--- Information supplied ---

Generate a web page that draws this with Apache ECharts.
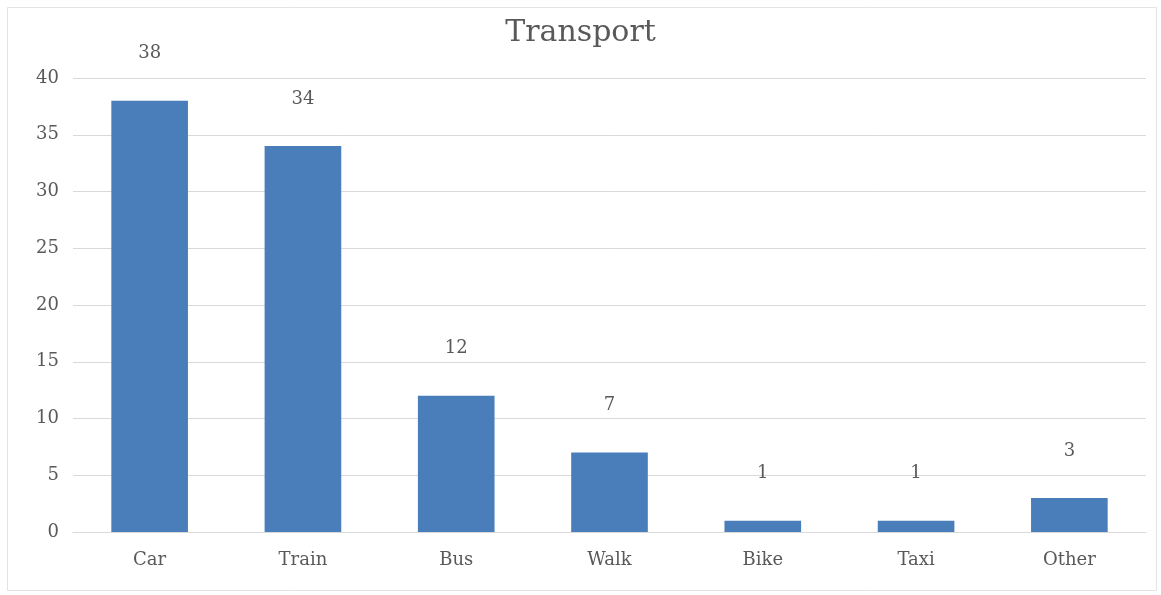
<!DOCTYPE html>
<html>
<head>
<meta charset="utf-8">
<script src="https://cdn.jsdelivr.net/npm/echarts@6/dist/echarts.min.js"></script>
<style>
	html, body { margin: 0; padding: 0; background: #fff; }
	#main { width: 1161px; height: 595px; }
</style>
</head>
<body>
<div id="main"></div>
<script>
'use strict';

var categories = ['Car', 'Train', 'Bus', 'Walk', 'Bike', 'Taxi', 'Other'];
var values = [38, 34, 12, 7, 1, 1, 3];
var yTicks = [0, 5, 10, 15, 20, 25, 30, 35, 40];

var font = '"DejaVu Serif", "Liberation Serif", serif';
var textColor = '#595959';

var myChart = echarts.init(document.getElementById('main'));

var option = {
	backgroundColor: '#fff',
	animation: false,
	title: {
		text: 'Transport',
		left: 'center',
		top: 13,
		textStyle: {
			fontFamily: font,
			fontSize: 30,
			fontWeight: 'normal',
			color: textColor
		}
	},
	graphic: [{
		type: 'rect',
		shape: { x: 7.5, y: 7.5, width: 1149, height: 583 },
		style: { fill: 'none', stroke: '#e3e3e3', lineWidth: 1 },
		silent: true
	}],
	grid: {
		left: 73,
		right: 15,
		top: 78,
		bottom: 63,
		containLabel: false
	},
	xAxis: {
		type: 'category',
		data: categories,
		axisLine: { show: true, lineStyle: { color: '#d9d9d9' } },
		axisTick: { show: false },
		axisLabel: {
			fontFamily: font,
			fontSize: 18,
			color: textColor,
			margin: 19
		}
	},
	yAxis: {
		type: 'value',
		min: yTicks[0],
		max: yTicks[yTicks.length - 1],
		interval: 5,
		axisLine: { show: false },
		axisTick: { show: false },
		splitLine: { lineStyle: { color: '#d9d9d9' } },
		axisLabel: {
			fontFamily: font,
			fontSize: 18,
			color: textColor,
			margin: 14
		}
	},
	series: [{
		type: 'bar',
		data: values,
		barWidth: '50%',
		itemStyle: { color: '#4a7ebb' },
		label: {
			show: true,
			position: 'top',
			distance: 38,
			fontFamily: font,
			fontSize: 18,
			color: textColor
		}
	}]
};

myChart.setOption(option);
</script>
</body>
</html>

---

## Goal
Please extract exactly the lines of the data, from the first through the line containing "var myChart = echarts.init(document.getElementById('main'));", and add no pictures to the copy.

## Solution for this problem
Generate a web page that draws this with Apache ECharts.
<!DOCTYPE html>
<html>
<head>
<meta charset="utf-8">
<script src="https://cdn.jsdelivr.net/npm/echarts@6/dist/echarts.min.js"></script>
<style>
	html, body { margin: 0; padding: 0; background: #fff; }
	#main { width: 1161px; height: 595px; }
</style>
</head>
<body>
<div id="main"></div>
<script>
'use strict';

var categories = ['Car', 'Train', 'Bus', 'Walk', 'Bike', 'Taxi', 'Other'];
var values = [38, 34, 12, 7, 1, 1, 3];
var yTicks = [0, 5, 10, 15, 20, 25, 30, 35, 40];

var font = '"DejaVu Serif", "Liberation Serif", serif';
var textColor = '#595959';

var myChart = echarts.init(document.getElementById('main'));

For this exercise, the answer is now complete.